I then quoted Ian Welsh on why the tax cut provisions of the stimulus were idiotic. (Really, I shall again aver here, the professional class in America is largely a bunch of idiots):
The problem is that giving money to people without pricing power (most middle and working class people) is pointless. People with pricing power, like health care providers, credit card companies (who can and will raise rates) and employers (who will take into account that their workers are now taking home more money and thus don't need as much from them) will simply take the money away. And at this time workers and ordinary consumers just don't have pricing power.

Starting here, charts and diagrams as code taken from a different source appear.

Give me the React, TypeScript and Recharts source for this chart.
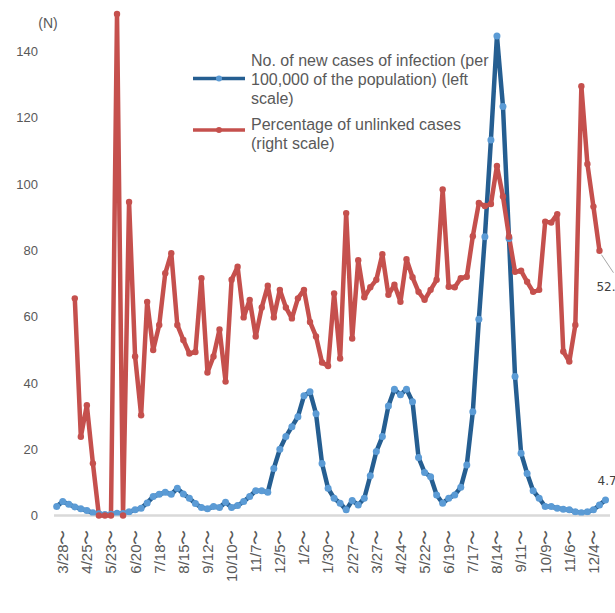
import { LineChart, Line, XAxis, YAxis, Legend, LabelList } from "recharts";

// weekly points, first one is the week before 3/28
const tickLabels = [
  "3/28〜", "4/25〜", "5/23〜", "6/20〜", "7/18〜", "8/15〜", "9/12〜", "10/10〜",
  "11/7〜", "12/5〜", "1/2〜", "1/30〜", "2/27〜", "3/27〜", "4/24〜", "5/22〜",
  "6/19〜", "7/17〜", "8/14〜", "9/11〜", "10/9〜", "11/6〜", "12/4〜",
];

// new cases per 100,000 (left scale)
const cases = [
  2.7, 4.2, 3.4, 2.6, 2.0, 1.5, 0.8, 0.5, 0.3, 0.4,
  0.7, 0.6, 1.1, 1.7, 2.2, 3.8, 5.7, 6.4, 7.0, 6.4,
  8.2, 6.5, 5.2, 3.6, 2.4, 2.0, 2.7, 2.4, 4.0, 2.4,
  3.0, 4.2, 5.7, 7.5, 7.5, 7.0, 14.2, 20.0, 23.8, 26.8,
  29.8, 36.1, 37.3, 30.7, 15.7, 8.2, 5.2, 3.7, 1.7, 4.5,
  3.2, 5.2, 12.0, 19.3, 23.8, 33.0, 38.1, 36.4, 38.1, 34.3,
  17.5, 13.0, 11.7, 6.2, 3.7, 5.2, 6.2, 8.5, 15.2, 31.3,
  59.2, 84.1, 113.3, 144.7, 123.4, 83.6, 41.9, 18.8, 12.7, 7.5,
  5.2, 2.7, 2.7, 2.2, 1.9, 1.7, 1.1, 0.8, 1.1, 1.7,
  3.2, 4.7,
];

// unlinked cases, % (right scale)
const unlinked = [
  null, null, null, 43.3, 15.7, 22.0, 10.4, 0, 0, 0,
  100, 0, 62.5, 31.7, 20.0, 42.6, 33.0, 38.0, 48.3, 52.3,
  38.0, 35.0, 32.3, 32.6, 47.3, 28.5, 31.7, 37.1, 26.7, 47.0,
  49.6, 39.5, 43.0, 35.7, 41.5, 45.8, 39.5, 45.0, 41.5, 39.3,
  43.3, 45.0, 38.6, 35.7, 30.5, 29.8, 44.3, 31.3, 60.3, 35.3,
  50.9, 43.5, 45.5, 47.0, 52.1, 44.0, 46.0, 42.6, 51.1, 47.5,
  44.6, 43.0, 45.0, 47.0, 65.0, 45.6, 45.5, 47.3, 47.6, 55.7,
  62.3, 61.7, 62.1, 69.7, 63.6, 55.6, 48.6, 48.8, 46.6, 44.6,
  45.0, 58.6, 58.4, 60.1, 32.7, 30.7, 38.0, 85.6, 70.1, 61.6,
  52.8, null,
];

const leftTicks = [0, 20, 40, 60, 80, 100, 120, 140];

const data = cases.map((c, i) => ({ week: i, cases: c, unlinked: unlinked[i] }));
const weekTicks = tickLabels.map((_, k) => 1 + 4 * k);

const FONT = "'Liberation Sans', Arial, sans-serif";
const TEXT = "#595959";
const BLUE_LINE = "#255e91";
const BLUE_DOT = "#5b9bd5";
const RED = "#c5504d";

const seriesStyle: Record<string, { line: string; dot: string; markerY: number }> = {
  cases: { line: BLUE_LINE, dot: BLUE_DOT, markerY: 27.5 },
  unlinked: { line: RED, dot: RED, markerY: 15 },
};

function WeekTick({ x, y, payload }: any) {
  const label = tickLabels[(payload.value - 1) / 4];
  return (
    <g transform={`translate(${x},${y})`}>
      <text
        transform="rotate(-90)"
        x={-14}
        y={0}
        dy="0.36em"
        textAnchor="end"
        fill={TEXT}
        fontSize={15}
        fontFamily={FONT}
      >
        {label}
      </text>
    </g>
  );
}

function renderLegend(props: any) {
  const { payload } = props;
  return (
    <div style={{ fontFamily: FONT, fontSize: 16, lineHeight: "19px", color: TEXT }}>
      {payload.map((entry: any) => {
        const st = seriesStyle[entry.dataKey];
        return (
          <div key={entry.dataKey} style={{ display: "flex", marginBottom: 7 }}>
            <svg width={52} height={40} style={{ flex: "none" }}>
              <line x1={0} x2={52} y1={st.markerY} y2={st.markerY} stroke={st.line} strokeWidth={3.5} />
              <circle cx={26} cy={st.markerY} r={3} fill={st.dot} />
            </svg>
            <div style={{ marginLeft: 6, whiteSpace: "pre-line" }}>{entry.value}</div>
          </div>
        );
      })}
    </div>
  );
}

function CasesEnd(props: any) {
  const { x, y, index, value } = props;
  if (index !== cases.length - 1) return null;
  return (
    <text x={x - 8} y={y - 15} fontSize={12} fill="#404040" fontFamily="'DejaVu Sans', sans-serif">
      {value}
    </text>
  );
}

function UnlinkedEnd(props: any) {
  const { x, y, index, value } = props;
  if (value == null || index !== unlinked.length - 2) return null;
  return (
    <g>
      <line x1={x + 2} y1={y + 4} x2={x + 14} y2={y + 22} stroke="#a6a6a6" strokeWidth={1} />
      <text x={x - 3} y={y + 40} fontSize={12} fill="#404040" fontFamily="'DejaVu Sans', sans-serif">
        {value}
      </text>
    </g>
  );
}

export default function App() {
  return (
    <div
      style={{
        position: "absolute",
        left: 0,
        top: 0,
        width: 615,
        height: 613,
        overflow: "hidden",
        background: "#fff",
      }}
    >
      <LineChart width={615} height={613} data={data} margin={{ top: 14, right: 5, bottom: 0, left: 0 }}>
        <XAxis
          dataKey="week"
          type="number"
          domain={[0, 91]}
          ticks={weekTicks}
          interval={0}
          padding={{ left: 2.7, right: 4.5 }}
          height={97.5}
          tickLine={false}
          tickSize={0}
          tickMargin={0}
          axisLine={{ stroke: "#d9d9d9", strokeWidth: 2.5 }}
          tick={<WeekTick />}
        />
        <YAxis
          yAxisId="left"
          width={54}
          domain={[0, 151.3]}
          ticks={leftTicks}
          allowDataOverflow
          axisLine={false}
          tickLine={false}
          tickSize={0}
          tickMargin={16}
          tick={{ fill: TEXT, fontSize: 13, fontFamily: FONT }}
          label={{
            value: "(N)",
            position: "insideTop",
            dx: 21,
            dy: -1,
            fill: TEXT,
            fontSize: 14,
            fontFamily: FONT,
          }}
        />
        <YAxis yAxisId="right" orientation="right" domain={[0, 100]} hide />
        <Legend
          layout="vertical"
          align="center"
          verticalAlign="middle"
          content={renderLegend}
          wrapperStyle={{ left: 193, top: 50.5, width: 340 }}
        />
        <Line
          yAxisId="left"
          dataKey="cases"
          name={"No. of new cases of infection (per\n100,000 of the population) (left\nscale)"}
          type="linear"
          stroke={BLUE_LINE}
          strokeWidth={4.5}
          strokeLinejoin="round"
          dot={{ r: 3.5, fill: BLUE_DOT, stroke: "none" }}
          isAnimationActive={false}
        >
          <LabelList dataKey="cases" content={<CasesEnd />} />
        </Line>
        <Line
          yAxisId="right"
          dataKey="unlinked"
          name={"Percentage of unlinked cases\n(right scale)"}
          type="linear"
          stroke={RED}
          strokeWidth={4.5}
          strokeLinejoin="round"
          dot={{ r: 3.2, fill: RED, stroke: "none" }}
          isAnimationActive={false}
        >
          <LabelList dataKey="unlinked" content={<UnlinkedEnd />} />
        </Line>
      </LineChart>
    </div>
  );
}
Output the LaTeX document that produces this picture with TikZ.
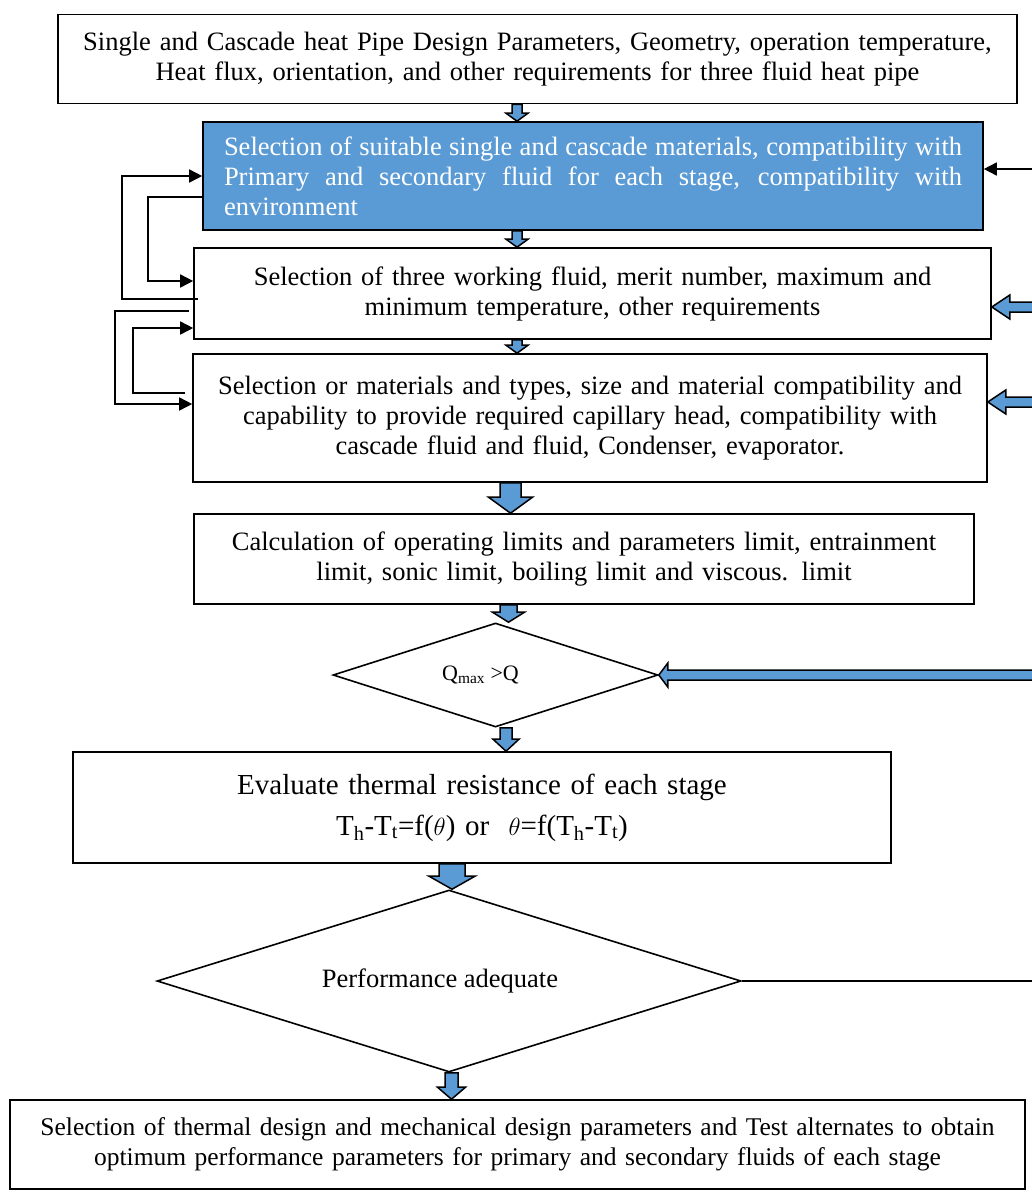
\documentclass[tikz,border=0pt]{standalone}
\usepackage{fontspec}
\setmainfont{Liberation Serif}
\usetikzlibrary{arrows.meta,shapes.geometric,calc}

\definecolor{stageblue}{HTML}{5B9BD5}

\newcommand{\blockdown}[5]{%
  \draw[blockarrow] let \p1=(#1), \p2=(#2) in
    (\x1-#3,\y1) -- (\x1+#3,\y1) -- (\x1+#3,\y2+#5) -- (\x1+#4,\y2+#5)
    -- (\x1,\y2) -- (\x1-#4,\y2+#5) -- (\x1-#3,\y2+#5) -- cycle;}
\newcommand{\blockleft}[5]{%
  \draw[blockarrow] let \p1=(#1), \p2=(#2) in
    (\x1,\y1+#3) -- (\x2+#5,\y1+#3) -- (\x2+#5,\y1+#4) -- (\x2,\y1)
    -- (\x2+#5,\y1-#4) -- (\x2+#5,\y1-#3) -- (\x1,\y1-#3) -- cycle;}

\begin{document}
\begin{tikzpicture}[x=1pt,y=-1pt,
  stepbox/.style={draw=black, line width=1.6pt, inner sep=0pt, align=center,
    font=\fontsize{26.5}{30}\selectfont},
  decision/.style={diamond, draw=black, line width=1.6pt, inner sep=0pt, aspect=3},
  blockarrow/.style={fill=stageblue, draw=black, line width=1.5pt, line join=miter},
  flowline/.style={draw=black, line width=1.6pt, -{Triangle[length=13pt,width=13pt]}},
  plainline/.style={draw=black, line width=1.6pt}]
\useasboundingbox (0,0) rectangle (1032,1192);

\node[stepbox, minimum width=959, minimum height=89, text width=950] (b1) at (537.5,59)
  {Single and Cascade heat Pipe Design Parameters, Geometry, operation temperature,\\
   Heat flux, orientation, and other requirements for three fluid heat pipe};
\node[stepbox, fill=stageblue, text=white, minimum width=780, minimum height=108,
  text width=738, align=justify] (b2) at (593,176)
  {Selection of suitable single and cascade materials, compatibility with\linebreak
   Primary and secondary fluid for each stage, compatibility with\linebreak environment};
\node[stepbox, minimum width=797, minimum height=91, text width=790] (b3) at (592.5,293.5)
  {Selection of three working fluid, merit number, maximum and\\
   minimum temperature, other requirements};
\node[stepbox, minimum width=794, minimum height=128, text width=785] (b4) at (590,418)
  {Selection or materials and types, size and material compatibility and\\
   capability to provide required capillary head, compatibility with\\
   cascade fluid and fluid, Condenser, evaporator.};
\node[stepbox, minimum width=780, minimum height=90, text width=770] (b5) at (584,559)
  {Calculation of operating limits and parameters limit, entrainment\\
   limit, sonic limit, boiling limit and viscous. limit};
\node[decision, minimum width=325, minimum height=104, font=\fontsize{22}{26}\selectfont]
  (d1) at (495.5,675) {\hspace*{-30pt}Q\textsubscript{max} >Q};
\node[stepbox, minimum width=818, minimum height=111, text width=810,
  font=\fontsize{29}{33}\selectfont] (b6) at (482,807.5)
  {Evaluate thermal resistance of each stage\\[8pt]
   T\textsubscript{h}-T\textsubscript{t}=f($\theta$) or \ $\theta$=f(T\textsubscript{h}-T\textsubscript{t})};
\node[decision, minimum width=584, minimum height=182, font=\fontsize{26.5}{30}\selectfont]
  (d2) at (449,981) {\hspace*{-18pt}Performance adequate};
\node[stepbox, minimum width=1015, minimum height=89, text width=1005,
  font=\fontsize{25.5}{30}\selectfont] (b7) at (517.5,1144.5)
  {Selection of thermal design and mechanical design parameters and Test alternates to obtain\\
   optimum performance parameters for primary and secondary fluids of each stage};

\blockdown{517,0 |- b1.south}{517,0 |- b2.north}{5pt}{11pt}{8pt}
\blockdown{517,0 |- b2.south}{517,0 |- b3.north}{5pt}{11pt}{8pt}
\blockdown{517,0 |- b3.south}{517,0 |- b4.north}{5pt}{11pt}{8pt}
\blockdown{510.5,0 |- b4.south}{510.5,0 |- b5.north}{10.5pt}{22pt}{16pt}
\blockdown{508.5,0 |- b5.south}{508.5,0 |- d1.north}{8.5pt}{16pt}{10pt}
\blockdown{506,0 |- d1.south}{506,0 |- b6.north}{6pt}{13pt}{12pt}
\blockdown{452,0 |- b6.south}{452,0 |- d2.north}{13pt}{23pt}{13pt}
\blockdown{451.5,0 |- d2.south}{451.5,0 |- b7.north}{6.5pt}{14pt}{12pt}

\coordinate (r2) at (1040,169);
\coordinate (r3) at (1040,307);
\coordinate (r4) at (1040,402);
\coordinate (r5) at (1040,984);
\draw[flowline] (r2) -- (r2 -| b2.east);
\blockleft{r3}{r3 -| b3.east}{5pt}{12pt}{18pt}
\blockleft{r4}{r4 -| b4.east}{5pt}{12pt}{18pt}
\blockleft{1040,0 |- d1.east}{d1.east}{5pt}{12pt}{9pt}
\draw[plainline] (d2.east) -- (d2.east -| r5);

\coordinate (l1) at (198,299);
\coordinate (l3) at (189,311);
\coordinate (l4) at (185,393);
\draw[flowline] (l1) -| (122,176) -- (b2.west);
\draw[flowline] (b2.west |- 0,197) -| (148,281) -- (b3.west |- 0,281);
\draw[flowline] (l3) -| (115,404) -- (b4.west |- 0,404);
\draw[flowline] (l4) -| (133,328) -- (b3.west |- 0,328);
\end{tikzpicture}
\end{document}
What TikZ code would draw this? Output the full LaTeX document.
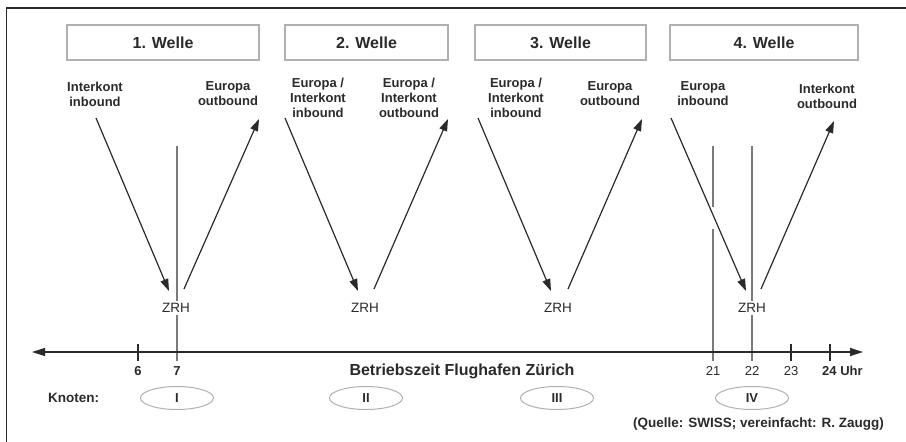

Likewise corporations are not going to create real new jobs if there's no demand. Who wants to invest into this economy? This isn't an economy where you hire new people, it's an economy where you take any money you've got and you use it to buy up distressed competitors and properties at generational lows. Then you rationalize your new acquisition with your own company by laying people off. We've just spent the past few months watching this play out in the banking industry, heavily subsidized by the government, now we're going to have to watch the government subsidize buyouts of non-financial companies. If at first giving money to corporations (banks) doesn't work, why not try it with even more companies?

Was I wrong then? Hmm? Was I?

Finally, as to my use of the word "idiots." I've always loved that snippet from Thomas Paine's The Crisis: "This plain language may perhaps sound uncouthly to an ear vitiated by courtly refinements, but words were made for use, and the fault lies in deserving them, or the abuse in applying them unfairly."

I think there is nothing unfair in terming someone who reads "we need more stimulus" and thinks "woulda been the same as John McCain" an idiot.